Bu alimlerin eserlerine yaklaşım tarzı da tıpkı siyere yaklaşım tarzı gibi uygulamaya, pratiğe yöneliktir. Mesela Üstad Bediüzzaman’ın Risalelerinden faydalanma ve tanıtmaya yönelik 9 maddelik belki de 9 cümle hacminde kaleme aldığı tahlili, bu alimlerin eserlerini nasıl bir mükemmellikle kavradığı, süzgeçten geçirip istifadeye sunduğu hakkında fikir verir. Alimlerden bu şekilde faydalanmasının en önemli sebebi, zannımca taassup ve tutuculuk sahibi olmamasıydı.

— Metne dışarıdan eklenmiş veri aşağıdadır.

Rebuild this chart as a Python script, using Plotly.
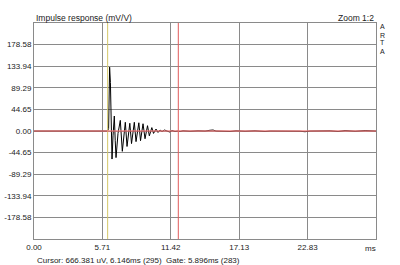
import plotly.graph_objects as go

# ---- data ----
t_ms = [0.0, 6.135, 6.227, 6.310, 6.377, 6.427, 6.511, 6.594, 6.703, 6.778, 6.845,
        7.011, 7.203, 7.370, 7.621, 7.763, 7.996, 8.138, 8.372, 8.514, 8.748, 8.890,
        9.098, 9.265, 9.474, 9.624, 9.833, 9.975, 10.183, 10.350, 10.517, 10.684,
        10.893, 11.101, 11.310, 11.519, 11.769, 12.020,
        12.187, 12.437, 13.021, 13.689, 14.273, 14.691, 14.941, 15.192, 15.692,
        16.360, 16.861, 17.612, 18.447, 19.282, 19.699, 20.951, 22.203, 22.620,
        23.038, 24.707, 25.375, 25.959, 26.794, 27.629, 28.547]
amp = [0.0, 0.0, 5.0, 132.0, 100.0, -10.0, -58.0, -10.0, 31.0, -20.0, -55.0,
       -5.0, 22.0, -42.0, 18.0, -32.0, 16.0, -26.0, 18.0, -22.0, 17.0, -20.0,
       15.0, -16.0, 11.0, -10.0, 7.0, -5.0, 4.0, -3.0, 2.0, -1.0,
       2.0, 0.0, -2.0, 1.0, -1.0, 0.0,
       -1.0, 0.5, -0.5, 0.5, 0.0, 1.5, 2.0, 0.0, -1.0,
       -1.0, 0.5, -0.5, 0.5, -1.0, 0.0, 0.5, -0.5, -1.5,
       0.0, 0.5, -1.0, 1.0, -0.5, 1.0, 0.0]

x_tickvals = [0.0, 5.708, 11.416, 17.124, 22.832]
x_ticktext = ["0.00", "5.71", "11.42", "17.13", "22.83"]
y_tickvals = [178.58, 133.935, 89.29, 44.645, 0.0, -44.645, -89.29, -133.935, -178.58]
y_ticktext = ["178.58", "133.94", "89.29", "44.65", "0.00", "-44.65", "-89.29", "-133.94", "-178.58"]

cursor_ms = 6.146
gate_end_ms = 12.042
x_max = 28.54
y_max = 223.225

FONT = "Liberation Sans, Arial, sans-serif"
GRID = "#8a8a8a"
TXT = "#222222"

fig = go.Figure()
fig.add_trace(go.Scatter(x=t_ms, y=amp, mode="lines",
                         line=dict(color="black", width=1), hoverinfo="skip"))

fig.update_layout(
    width=400, height=265,
    margin=dict(l=34, r=24, t=23, b=26, autoexpand=False),
    paper_bgcolor="white", plot_bgcolor="white",
    showlegend=False,
    font=dict(family=FONT, size=8, color=TXT),
    xaxis=dict(range=[0, x_max], tickvals=x_tickvals, ticktext=x_ticktext,
               showgrid=True, gridcolor=GRID, gridwidth=1, zeroline=False,
               showline=True, linecolor=GRID, linewidth=1, mirror=True,
               ticks="", automargin=False, tickfont=dict(size=8, color=TXT)),
    yaxis=dict(range=[-y_max, y_max], tickvals=y_tickvals, ticktext=y_ticktext,
               showgrid=True, gridcolor=GRID, gridwidth=1, zeroline=False,
               showline=True, linecolor=GRID, linewidth=1, mirror=True,
               ticks="", automargin=False, tickfont=dict(size=8, color=TXT)),
)

# cursor / gate / zero lines
fig.add_shape(type="line", xref="x", yref="paper", x0=cursor_ms, x1=cursor_ms, y0=0, y1=1,
              line=dict(color="#d4c868", width=1), layer="above")
fig.add_shape(type="line", xref="x", yref="paper", x0=gate_end_ms, x1=gate_end_ms, y0=0, y1=1,
              line=dict(color="#e05a5a", width=1), layer="above")
fig.add_shape(type="line", xref="paper", yref="y", x0=0, x1=1, y0=0, y1=0,
              line=dict(color="rgba(240,120,120,0.85)", width=1.3), layer="above")

ann = [
    dict(text="Impulse response (mV/V)", x=34, y=18, xanchor="left", size=8.5),
    dict(text="Zoom 1:2", x=376, y=18, xanchor="right", size=8.5),
    dict(text="ms", x=370, y=248, xanchor="center", size=8),
    dict(text="Cursor: 666.381 uV, 6.146ms (295)  Gate: 5.896ms (283)", x=35, y=260,
         xanchor="left", size=8),
    dict(text="A", x=382, y=27, xanchor="center", size=7),
    dict(text="R", x=382, y=35, xanchor="center", size=7),
    dict(text="T", x=382, y=43, xanchor="center", size=7),
    dict(text="A", x=382, y=51, xanchor="center", size=7),
]
for a in ann:
    fig.add_annotation(text=a["text"], xref="paper", yref="paper",
                       x=(a["x"] - 34) / 342, y=(239 - a["y"]) / 216,
                       xanchor=a["xanchor"], yanchor="middle", showarrow=False,
                       font=dict(family=FONT, size=a["size"], color=TXT))

fig.write_html("out.html")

M. S. adlı Cemaat mensubu da bu konuda şunları aktarmaktadır: “Şehid Rehber, asrımız veya geçmiş asırlardaki alimlerden her birinin öne çıkan ve Müslümanların onlardan istifade edebilecekleri güzel vasıflarını zikrederdi. Örneğin; Ş. Hasan El–Benna’dan teşkilatçılık ve örgütlü mücadele yönünü, İmam Humeyni’den bahsedince, önderlik ettiği inkılap ve emperyalizme karşı verdiği mücadelesini, Üstad Bediüzzaman’dan bahsedince, fikri ve akidevi yönü ile Kemalist rejime karşı verdiği kararlı ve uzun soluklu mücadelesini örnek gösterirdi. Diğer İslam alimlerinden de bahsedince, aynı şekilde saygıyla bahseder, İslam’a hizmet ettiklerinden dolayı onlara minnettarız derdi. Tabi bu özelliği, Cemaatin diğer mensuplarına da sirayet ederdi. Çünkü bu tür sohbetlerinin tesiri olduğu gibi, mensupların eğitimiyle ilgili verdiği talimatlarda da bu görüşlerinin yansıması vardı. “
B. V. adlı Cemaat mensubu ise bu konuda şunları belirtmektedir: “Şehid Rehber, İslam alimlerinin eserlerine önem veriyordu. Asrımız alimlerinin eserlerinin başında Risale–i Nur geliyordu. Benim şahsıma emir şeklinde tavsiye etmekle beraber Osmanlıca yazılmış Asar–ı Bediiye ve Miftahül İman adlı kitapları hediye etmişti. Yakın arkadaşlarına da Risale’yi tavsiye ediyordu. Bizi Risale okumaya teşvik etmek ve sevdirmek için bazen Risaleden ortama uygun kısımları okuyordu. Risaleyi okuyan arkadaşları seviyordu. Nerede olsaydı mutlaka yanında Kur’an–ı Kerim, Cevşen ve bir Risale külliyatını bulundururdu. Şehid Rehber, siyer kitaplarını çok seviyor ve özel bir önem veriyordu. Özellikle son zamanlarda siyere çok ağırlık vermişti. Hatta birçok defa: “Biz siyerciyiz. Her hareket bir şeye ağırlık verir ve kendini bir şeye nispet eder. Biz de hareket olarak siyerciyiz” dediğine şahid oldum. Son zamanlarda bir siyer çalışması yapıyordu. Tamamlayıp tamamlamadığını bilmiyorum."